10,000 in Ireland protest death of woman denied abortion
Source: latimes.com
About 10,000 people marched through Dublin and observed a minute’s silence Saturday in memory of the Indian dentist who died of blood poisoning in an Irish hospital after being denied an abortion.
Marchers, many of them mothers and daughters walking side by side, chanted "Never again!" and held pictures of Savita Halappanavar as they paraded across the city to stage a nighttime candlelight vigil outside the office of Prime Minister Enda Kenny.
The 31-year-old Halappanavar, who was 17 weeks pregnant with her first child, died Oct. 28, one week after being hospitalized with severe pain at the start of a miscarriage. Her death, made public by her husband last week, has highlighted Ireland’s long struggle to come to grips with abortion.
Doctors refused her requests to remove the fetus until its heartbeat stopped four days after her hospitalization. Hours later she became critically ill and her organs began to fail. She died three days later of blood poisoning. Her widower and activists say she could have survived, and the spread of infection been stopped, had the fetus been removed sooner.

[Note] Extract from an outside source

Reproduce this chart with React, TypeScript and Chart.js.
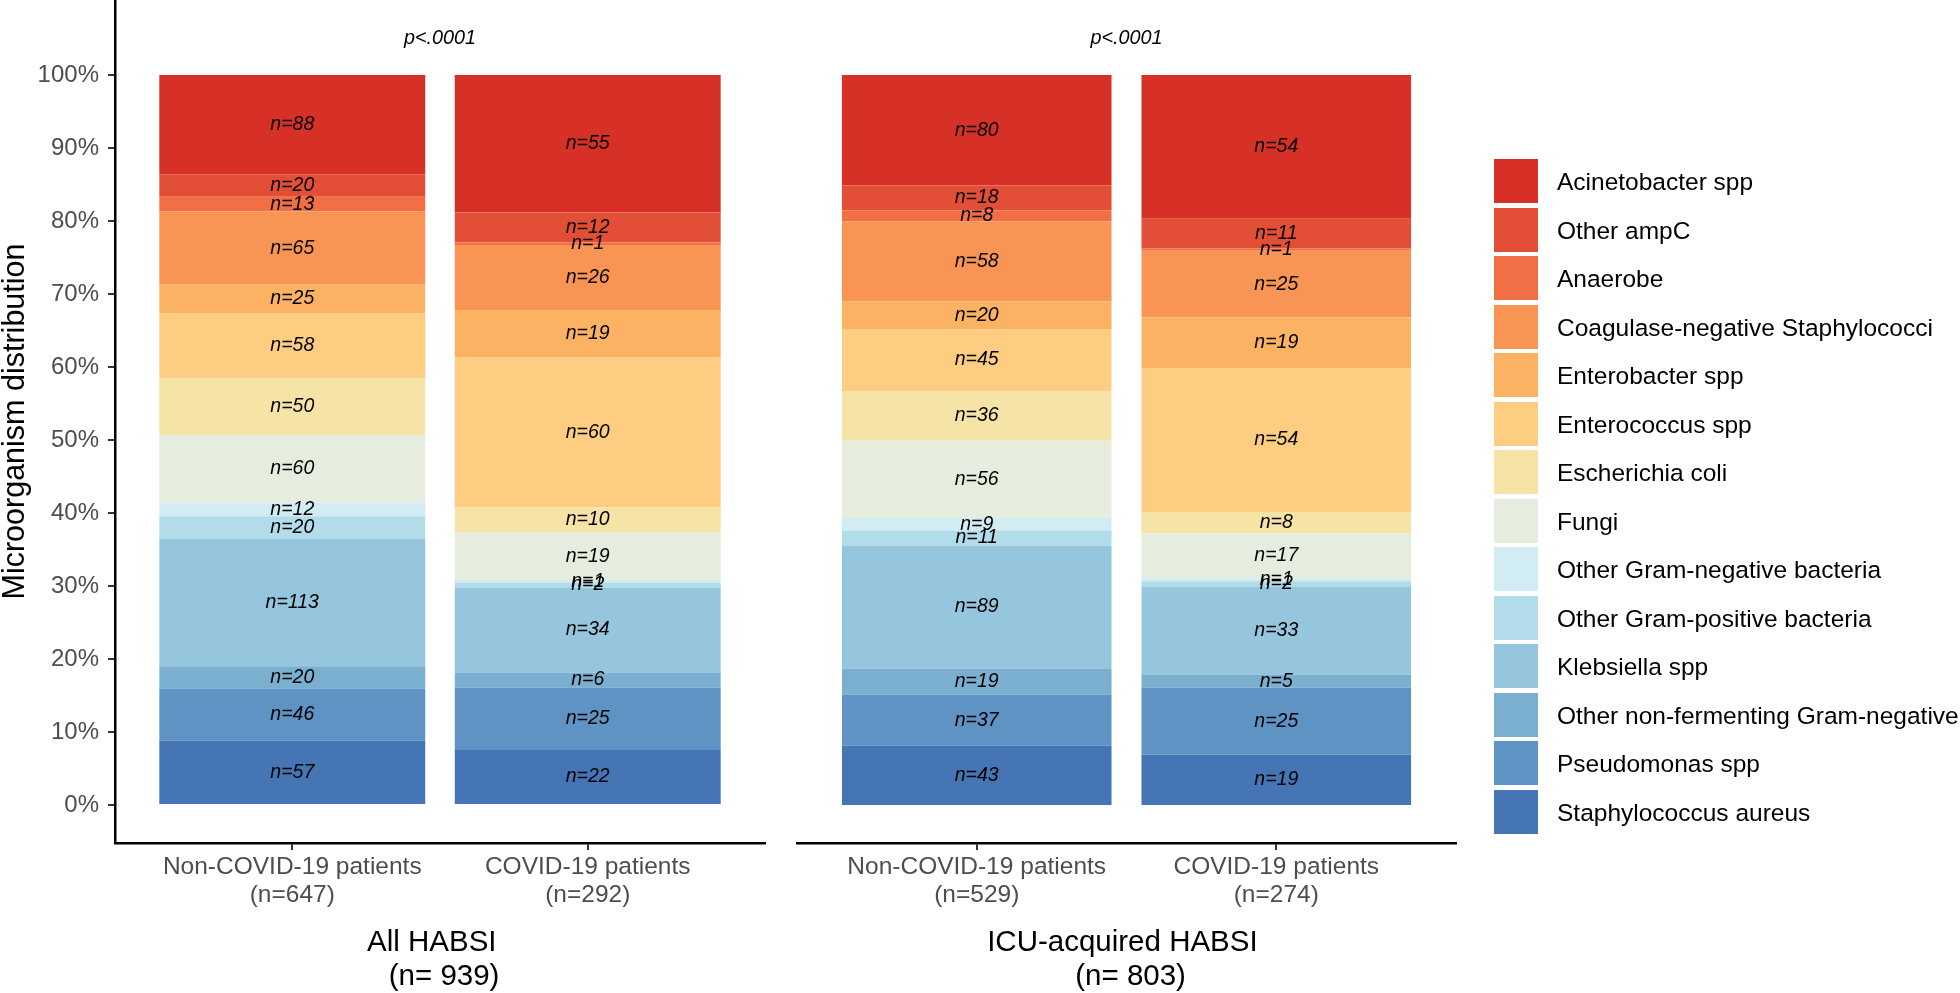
import React, { useEffect, useRef } from 'react';
import { Chart, registerables } from 'chart.js';

Chart.register(...registerables);

const FONT = "'Liberation Sans', Arial, Helvetica, sans-serif";

// Stack order: bottom -> top
const organisms = [
  'Staphylococcus aureus',
  'Pseudomonas spp',
  'Other non-fermenting Gram-negative',
  'Klebsiella spp',
  'Other Gram-positive bacteria',
  'Other Gram-negative bacteria',
  'Fungi',
  'Escherichia coli',
  'Enterococcus spp',
  'Enterobacter spp',
  'Coagulase-negative Staphylococci',
  'Anaerobe',
  'Other ampC',
  'Acinetobacter spp',
];

const colors = [
  '#4575B4',
  '#5F93C4',
  '#7AAFD0',
  '#96C6DE',
  '#B3DCEA',
  '#D1ECF3',
  '#E6EDDE',
  '#F6E3A6',
  '#FDCD81',
  '#FCB263',
  '#F89554',
  '#F26E44',
  '#E34F36',
  '#D73027',
];

// Counts per organism (same order as above)
const allNonCovid = [57, 46, 20, 113, 20, 12, 60, 50, 58, 25, 65, 13, 20, 88];
const allCovid = [22, 25, 6, 34, 2, 1, 19, 10, 60, 19, 26, 1, 12, 55];
const icuNonCovid = [43, 37, 19, 89, 11, 9, 56, 36, 45, 20, 58, 8, 18, 80];
const icuCovid = [19, 25, 5, 33, 2, 1, 17, 8, 54, 19, 25, 1, 11, 54];

const allGroupLabels = [
  ['Non-COVID-19 patients', '(n=647)'],
  ['COVID-19 patients', '(n=292)'],
];
const icuGroupLabels = [
  ['Non-COVID-19 patients', '(n=529)'],
  ['COVID-19 patients', '(n=274)'],
];

const allPanelTitle = ['All HABSI  ', ' (n= 939)'];
const icuPanelTitle = ['ICU-acquired HABSI ', ' (n= 803)'];

const pValueText = 'p<.0001';
const P_LEVEL = 1.05;

const yTickValues = [0, 0.1, 0.2, 0.3, 0.4, 0.5, 0.6, 0.7, 0.8, 0.9, 1.0];
const Y_MIN = -0.05205;
const Y_MAX = 1.10274;

const sum = (a: number[]) => a.reduce((s, v) => s + v, 0);

function makeConfig(
  groups: number[][],
  groupLabels: string[][],
  panelTitle: string[],
  showY: boolean,
  padLeft: number,
  padRight: number
): any {
  const totals = groups.map(sum);
  const datasets = organisms.map((name, i) => ({
    label: name,
    data: groups.map((g, j) => ({ x: j + 1, y: g[i] / totals[j] })),
    backgroundColor: colors[i],
    borderWidth: 0,
    barPercentage: 0.9,
    categoryPercentage: 1,
  }));

  const labelPlugin = {
    id: 'segLabels',
    afterDatasetsDraw(chart: any) {
      const ctx = chart.ctx;
      ctx.save();
      ctx.fillStyle = '#000';
      ctx.textAlign = 'center';
      ctx.textBaseline = 'middle';
      ctx.font = `italic 19.5px ${FONT}`;
      chart.data.datasets.forEach((_ds: any, i: number) => {
        const meta = chart.getDatasetMeta(i);
        meta.data.forEach((el: any, j: number) => {
          const n = groups[j][i];
          if (!n) return;
          ctx.fillText(`n=${n}`, el.x, (el.y + el.base) / 2);
        });
      });
      ctx.font = `italic 19.8px ${FONT}`;
      ctx.fillText(
        pValueText,
        chart.scales.x.getPixelForValue(1.5),
        chart.scales.y.getPixelForValue(P_LEVEL)
      );
      ctx.restore();
    },
  };

  return {
    type: 'bar',
    data: { datasets },
    plugins: [labelPlugin],
    options: {
      responsive: false,
      animation: false,
      devicePixelRatio: 1,
      events: [],
      layout: { padding: { left: padLeft, right: padRight, top: 0, bottom: 0 } },
      plugins: { legend: { display: false }, tooltip: { enabled: false } },
      scales: {
        x: {
          type: 'linear',
          min: 0.4,
          max: 2.6,
          stacked: true,
          offset: false,
          afterBuildTicks: (s: any) => {
            s.ticks = [{ value: 1 }, { value: 2 }];
          },
          ticks: {
            autoSkip: false,
            maxRotation: 0,
            minRotation: 0,
            padding: 3,
            color: '#4D4D4D',
            font: { family: FONT, size: 24.5, lineHeight: 1.143 },
            callback: (v: number) => groupLabels[Math.round(v) - 1] ?? '',
          },
          grid: {
            display: true,
            offset: false,
            drawOnChartArea: false,
            drawTicks: true,
            tickLength: 7,
            tickColor: '#333333',
            lineWidth: 2,
          },
          border: { display: true, color: '#000000', width: 2.5 },
          title: {
            display: true,
            text: panelTitle,
            color: '#000000',
            font: { family: FONT, size: 29.5, lineHeight: 1.153 },
            padding: { top: 0, bottom: 6 },
          },
          afterFit: (s: any) => {
            s.height = 157;
            s.paddingLeft = 0;
            s.paddingRight = 0;
          },
        },
        y: {
          type: 'linear',
          display: showY,
          min: Y_MIN,
          max: Y_MAX,
          stacked: true,
          afterBuildTicks: (s: any) => {
            s.ticks = yTickValues.map((v) => ({ value: v }));
          },
          ticks: {
            padding: 9,
            color: '#4D4D4D',
            font: { family: FONT, size: 24 },
            callback: (v: number) => `${Math.round(v * 100)}%`,
          },
          grid: {
            display: true,
            drawOnChartArea: false,
            drawTicks: true,
            tickLength: 7,
            tickColor: '#333333',
            lineWidth: 2,
          },
          border: { display: true, color: '#000000', width: 2.5 },
          title: {
            display: true,
            text: 'Microorganism distribution',
            color: '#000000',
            font: { family: FONT, size: 30.5, lineHeight: 1 },
            padding: 0,
          },
          afterFit: (s: any) => {
            s.width = showY ? 115 : 0;
            s.paddingTop = 0;
            s.paddingBottom = 0;
          },
        },
      },
    },
  };
}

const legendOrder = organisms.map((_, i) => organisms.length - 1 - i);

export default function App() {
  const refA = useRef<HTMLCanvasElement>(null);
  const refB = useRef<HTMLCanvasElement>(null);

  useEffect(() => {
    const a = new Chart(
      refA.current!,
      makeConfig([allNonCovid, allCovid], allGroupLabels, allPanelTitle, true, 0, 1960 - 765)
    );
    const b = new Chart(
      refB.current!,
      makeConfig([icuNonCovid, icuCovid], icuGroupLabels, icuPanelTitle, false, 797, 1960 - 1456)
    );
    return () => {
      a.destroy();
      b.destroy();
    };
  }, []);

  const canvasStyle: React.CSSProperties = {
    position: 'absolute',
    left: 0,
    top: 0,
    width: 1960,
    height: 1000,
  };

  return (
    <div
      style={{
        position: 'absolute',
        left: 0,
        top: 0,
        width: 1960,
        height: 993,
        overflow: 'hidden',
        background: '#ffffff',
      }}
    >
      <canvas ref={refA} width={1960} height={1000} style={canvasStyle} />
      <canvas ref={refB} width={1960} height={1000} style={canvasStyle} />
      {legendOrder.map((i, k) => (
        <div
          key={organisms[i]}
          style={{
            position: 'absolute',
            left: 1494,
            top: 159 + k * 48.5,
            height: 44,
            display: 'flex',
            alignItems: 'center',
            whiteSpace: 'nowrap',
          }}
        >
          <div style={{ width: 44, height: 44, background: colors[i], flex: 'none' }} />
          <span
            style={{
              marginLeft: 19,
              fontFamily: FONT,
              fontSize: 24.5,
              lineHeight: '44px',
              color: '#000000',
              position: 'relative',
              top: 1,
            }}
          >
            {organisms[i]}
          </span>
        </div>
      ))}
    </div>
  );
}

The case illustrates 20 years of confusion in abortion law in Ireland, where the practice is outlawed in the constitution. A 1992 Supreme Court ruling decreed that abortions should be legal to save the life of the woman, including a woman who makes credible threats to commit suicide if denied one. But successive governments have refused to pass legislation spelling out the rules governing that general principle, leaving the decision up to individual doctors in an environment of secrecy.